___ INFORMATION SUPPLIED ___

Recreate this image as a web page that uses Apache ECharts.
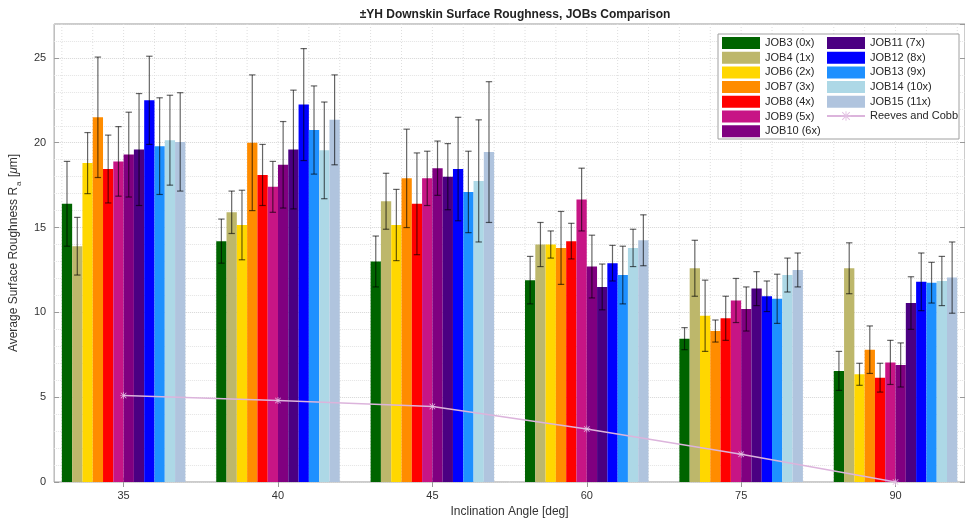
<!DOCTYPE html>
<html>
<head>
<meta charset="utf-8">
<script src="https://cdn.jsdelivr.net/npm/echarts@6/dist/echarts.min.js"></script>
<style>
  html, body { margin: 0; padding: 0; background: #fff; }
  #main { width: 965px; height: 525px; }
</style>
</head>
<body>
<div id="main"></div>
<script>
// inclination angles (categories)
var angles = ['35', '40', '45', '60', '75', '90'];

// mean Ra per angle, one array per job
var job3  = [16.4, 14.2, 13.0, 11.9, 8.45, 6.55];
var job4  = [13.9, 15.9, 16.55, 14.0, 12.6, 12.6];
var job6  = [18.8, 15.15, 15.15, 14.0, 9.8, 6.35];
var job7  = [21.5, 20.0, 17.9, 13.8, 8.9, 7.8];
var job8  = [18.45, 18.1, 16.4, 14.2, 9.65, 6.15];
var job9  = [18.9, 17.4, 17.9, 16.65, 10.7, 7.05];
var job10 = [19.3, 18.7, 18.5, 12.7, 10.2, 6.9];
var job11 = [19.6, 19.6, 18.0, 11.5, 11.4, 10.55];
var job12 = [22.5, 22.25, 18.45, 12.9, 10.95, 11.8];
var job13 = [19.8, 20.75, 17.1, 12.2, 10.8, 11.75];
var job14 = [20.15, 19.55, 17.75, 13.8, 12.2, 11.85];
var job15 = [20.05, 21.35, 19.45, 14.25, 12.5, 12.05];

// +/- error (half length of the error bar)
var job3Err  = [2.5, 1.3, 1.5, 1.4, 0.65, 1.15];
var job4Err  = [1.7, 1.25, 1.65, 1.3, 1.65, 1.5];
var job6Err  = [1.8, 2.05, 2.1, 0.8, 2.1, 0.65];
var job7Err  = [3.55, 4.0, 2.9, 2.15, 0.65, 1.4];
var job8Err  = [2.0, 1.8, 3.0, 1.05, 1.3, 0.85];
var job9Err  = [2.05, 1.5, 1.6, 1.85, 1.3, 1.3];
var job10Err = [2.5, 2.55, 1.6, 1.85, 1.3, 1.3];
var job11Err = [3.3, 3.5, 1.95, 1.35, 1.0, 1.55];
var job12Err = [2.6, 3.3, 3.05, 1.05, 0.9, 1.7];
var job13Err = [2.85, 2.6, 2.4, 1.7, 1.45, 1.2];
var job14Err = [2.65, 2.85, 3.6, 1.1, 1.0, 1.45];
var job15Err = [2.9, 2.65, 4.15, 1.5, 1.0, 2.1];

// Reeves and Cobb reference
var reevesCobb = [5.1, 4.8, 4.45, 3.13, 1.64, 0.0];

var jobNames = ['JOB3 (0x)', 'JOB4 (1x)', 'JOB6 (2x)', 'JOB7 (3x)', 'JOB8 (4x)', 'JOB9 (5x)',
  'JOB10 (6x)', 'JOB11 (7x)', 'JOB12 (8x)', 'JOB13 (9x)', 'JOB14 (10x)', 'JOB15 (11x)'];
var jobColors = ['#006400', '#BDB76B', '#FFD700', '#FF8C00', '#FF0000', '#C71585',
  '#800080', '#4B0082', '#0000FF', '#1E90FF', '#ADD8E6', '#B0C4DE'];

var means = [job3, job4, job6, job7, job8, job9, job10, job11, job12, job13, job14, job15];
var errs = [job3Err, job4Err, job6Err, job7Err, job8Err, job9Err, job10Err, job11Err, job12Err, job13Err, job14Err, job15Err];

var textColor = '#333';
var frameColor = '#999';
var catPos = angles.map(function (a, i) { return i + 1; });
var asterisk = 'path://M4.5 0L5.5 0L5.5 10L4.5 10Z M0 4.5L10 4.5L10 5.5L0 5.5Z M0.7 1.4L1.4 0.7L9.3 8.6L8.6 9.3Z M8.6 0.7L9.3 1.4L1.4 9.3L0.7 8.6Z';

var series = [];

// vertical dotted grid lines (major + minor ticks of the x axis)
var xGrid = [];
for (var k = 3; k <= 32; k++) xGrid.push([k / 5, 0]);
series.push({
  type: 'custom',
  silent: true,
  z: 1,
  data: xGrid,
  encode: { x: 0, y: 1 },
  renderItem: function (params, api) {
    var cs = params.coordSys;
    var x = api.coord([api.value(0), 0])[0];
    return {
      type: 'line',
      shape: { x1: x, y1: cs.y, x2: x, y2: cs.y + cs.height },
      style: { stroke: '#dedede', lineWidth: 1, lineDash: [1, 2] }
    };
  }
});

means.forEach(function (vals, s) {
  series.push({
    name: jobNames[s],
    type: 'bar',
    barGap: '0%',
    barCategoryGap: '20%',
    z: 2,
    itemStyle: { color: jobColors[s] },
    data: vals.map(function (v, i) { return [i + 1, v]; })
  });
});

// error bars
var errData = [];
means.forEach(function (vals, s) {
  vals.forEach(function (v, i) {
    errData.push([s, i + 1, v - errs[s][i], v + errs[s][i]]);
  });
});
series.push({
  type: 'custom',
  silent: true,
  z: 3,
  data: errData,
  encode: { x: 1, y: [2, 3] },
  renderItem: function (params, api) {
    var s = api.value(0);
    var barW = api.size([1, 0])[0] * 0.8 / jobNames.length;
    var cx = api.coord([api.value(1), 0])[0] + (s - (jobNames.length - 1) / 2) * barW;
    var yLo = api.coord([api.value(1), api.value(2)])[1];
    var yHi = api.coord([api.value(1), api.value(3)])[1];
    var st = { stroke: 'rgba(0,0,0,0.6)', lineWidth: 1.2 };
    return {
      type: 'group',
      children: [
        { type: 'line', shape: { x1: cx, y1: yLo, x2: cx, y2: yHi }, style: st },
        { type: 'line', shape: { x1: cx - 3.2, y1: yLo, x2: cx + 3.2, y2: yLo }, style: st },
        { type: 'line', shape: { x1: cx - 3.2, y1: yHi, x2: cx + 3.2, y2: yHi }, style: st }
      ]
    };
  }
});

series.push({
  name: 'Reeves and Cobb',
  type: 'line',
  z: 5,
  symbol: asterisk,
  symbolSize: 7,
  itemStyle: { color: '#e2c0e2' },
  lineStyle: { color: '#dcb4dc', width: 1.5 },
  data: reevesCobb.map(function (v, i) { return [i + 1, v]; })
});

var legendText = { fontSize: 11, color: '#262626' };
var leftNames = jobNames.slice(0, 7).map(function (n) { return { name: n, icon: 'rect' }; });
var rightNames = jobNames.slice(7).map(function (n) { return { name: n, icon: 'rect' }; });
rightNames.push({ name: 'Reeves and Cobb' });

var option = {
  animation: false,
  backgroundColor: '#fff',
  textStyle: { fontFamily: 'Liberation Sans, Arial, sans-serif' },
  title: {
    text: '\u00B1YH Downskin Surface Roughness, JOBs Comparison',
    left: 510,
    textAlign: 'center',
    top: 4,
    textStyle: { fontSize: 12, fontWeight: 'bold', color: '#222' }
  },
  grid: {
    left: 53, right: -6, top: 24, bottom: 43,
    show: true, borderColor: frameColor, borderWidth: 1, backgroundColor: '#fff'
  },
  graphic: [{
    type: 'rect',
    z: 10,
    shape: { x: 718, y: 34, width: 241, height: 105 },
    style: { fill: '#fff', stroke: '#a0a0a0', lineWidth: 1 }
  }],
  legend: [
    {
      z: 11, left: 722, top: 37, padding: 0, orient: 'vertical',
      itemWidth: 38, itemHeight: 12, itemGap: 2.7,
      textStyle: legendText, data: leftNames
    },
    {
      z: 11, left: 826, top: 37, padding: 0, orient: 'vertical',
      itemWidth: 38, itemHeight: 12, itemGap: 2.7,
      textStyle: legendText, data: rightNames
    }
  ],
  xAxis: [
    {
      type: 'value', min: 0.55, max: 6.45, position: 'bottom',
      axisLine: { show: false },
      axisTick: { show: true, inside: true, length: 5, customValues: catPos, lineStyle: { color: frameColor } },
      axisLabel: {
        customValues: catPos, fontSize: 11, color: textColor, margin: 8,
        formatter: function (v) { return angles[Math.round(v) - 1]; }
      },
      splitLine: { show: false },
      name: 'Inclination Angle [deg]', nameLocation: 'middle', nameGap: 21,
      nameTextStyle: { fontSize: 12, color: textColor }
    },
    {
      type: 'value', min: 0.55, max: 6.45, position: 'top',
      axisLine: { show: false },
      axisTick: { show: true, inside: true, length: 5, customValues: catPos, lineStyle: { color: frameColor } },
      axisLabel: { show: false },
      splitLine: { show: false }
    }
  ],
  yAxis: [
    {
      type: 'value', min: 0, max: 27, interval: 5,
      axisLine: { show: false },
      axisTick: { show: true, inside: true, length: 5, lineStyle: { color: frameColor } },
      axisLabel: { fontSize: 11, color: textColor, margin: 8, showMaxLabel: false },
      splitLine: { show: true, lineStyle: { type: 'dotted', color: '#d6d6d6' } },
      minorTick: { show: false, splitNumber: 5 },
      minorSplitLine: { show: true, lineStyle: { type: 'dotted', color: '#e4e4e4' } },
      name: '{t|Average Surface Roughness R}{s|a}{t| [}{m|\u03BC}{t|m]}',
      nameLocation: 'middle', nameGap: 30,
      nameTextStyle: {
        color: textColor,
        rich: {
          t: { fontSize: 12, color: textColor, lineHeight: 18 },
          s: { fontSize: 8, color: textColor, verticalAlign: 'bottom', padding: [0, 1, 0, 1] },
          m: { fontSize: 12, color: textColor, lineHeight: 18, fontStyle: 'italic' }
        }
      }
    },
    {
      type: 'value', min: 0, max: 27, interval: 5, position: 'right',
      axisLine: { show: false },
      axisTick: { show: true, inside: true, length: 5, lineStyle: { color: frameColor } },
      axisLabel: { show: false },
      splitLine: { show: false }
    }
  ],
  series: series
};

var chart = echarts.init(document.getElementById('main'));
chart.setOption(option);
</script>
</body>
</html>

___

=== TO BE DONE ===
Write out again exactly the lines from the start of the data above through the line containing "var reevesCobb = [5.1, 4.8, 4.45, 3.13, 1.64, 0.0];", inclusive, excluding any pictures.

=== TASK RESULT ===
Recreate this image as a web page that uses Apache ECharts.
<!DOCTYPE html>
<html>
<head>
<meta charset="utf-8">
<script src="https://cdn.jsdelivr.net/npm/echarts@6/dist/echarts.min.js"></script>
<style>
  html, body { margin: 0; padding: 0; background: #fff; }
  #main { width: 965px; height: 525px; }
</style>
</head>
<body>
<div id="main"></div>
<script>
// inclination angles (categories)
var angles = ['35', '40', '45', '60', '75', '90'];

// mean Ra per angle, one array per job
var job3  = [16.4, 14.2, 13.0, 11.9, 8.45, 6.55];
var job4  = [13.9, 15.9, 16.55, 14.0, 12.6, 12.6];
var job6  = [18.8, 15.15, 15.15, 14.0, 9.8, 6.35];
var job7  = [21.5, 20.0, 17.9, 13.8, 8.9, 7.8];
var job8  = [18.45, 18.1, 16.4, 14.2, 9.65, 6.15];
var job9  = [18.9, 17.4, 17.9, 16.65, 10.7, 7.05];
var job10 = [19.3, 18.7, 18.5, 12.7, 10.2, 6.9];
var job11 = [19.6, 19.6, 18.0, 11.5, 11.4, 10.55];
var job12 = [22.5, 22.25, 18.45, 12.9, 10.95, 11.8];
var job13 = [19.8, 20.75, 17.1, 12.2, 10.8, 11.75];
var job14 = [20.15, 19.55, 17.75, 13.8, 12.2, 11.85];
var job15 = [20.05, 21.35, 19.45, 14.25, 12.5, 12.05];

// +/- error (half length of the error bar)
var job3Err  = [2.5, 1.3, 1.5, 1.4, 0.65, 1.15];
var job4Err  = [1.7, 1.25, 1.65, 1.3, 1.65, 1.5];
var job6Err  = [1.8, 2.05, 2.1, 0.8, 2.1, 0.65];
var job7Err  = [3.55, 4.0, 2.9, 2.15, 0.65, 1.4];
var job8Err  = [2.0, 1.8, 3.0, 1.05, 1.3, 0.85];
var job9Err  = [2.05, 1.5, 1.6, 1.85, 1.3, 1.3];
var job10Err = [2.5, 2.55, 1.6, 1.85, 1.3, 1.3];
var job11Err = [3.3, 3.5, 1.95, 1.35, 1.0, 1.55];
var job12Err = [2.6, 3.3, 3.05, 1.05, 0.9, 1.7];
var job13Err = [2.85, 2.6, 2.4, 1.7, 1.45, 1.2];
var job14Err = [2.65, 2.85, 3.6, 1.1, 1.0, 1.45];
var job15Err = [2.9, 2.65, 4.15, 1.5, 1.0, 2.1];

// Reeves and Cobb reference
var reevesCobb = [5.1, 4.8, 4.45, 3.13, 1.64, 0.0];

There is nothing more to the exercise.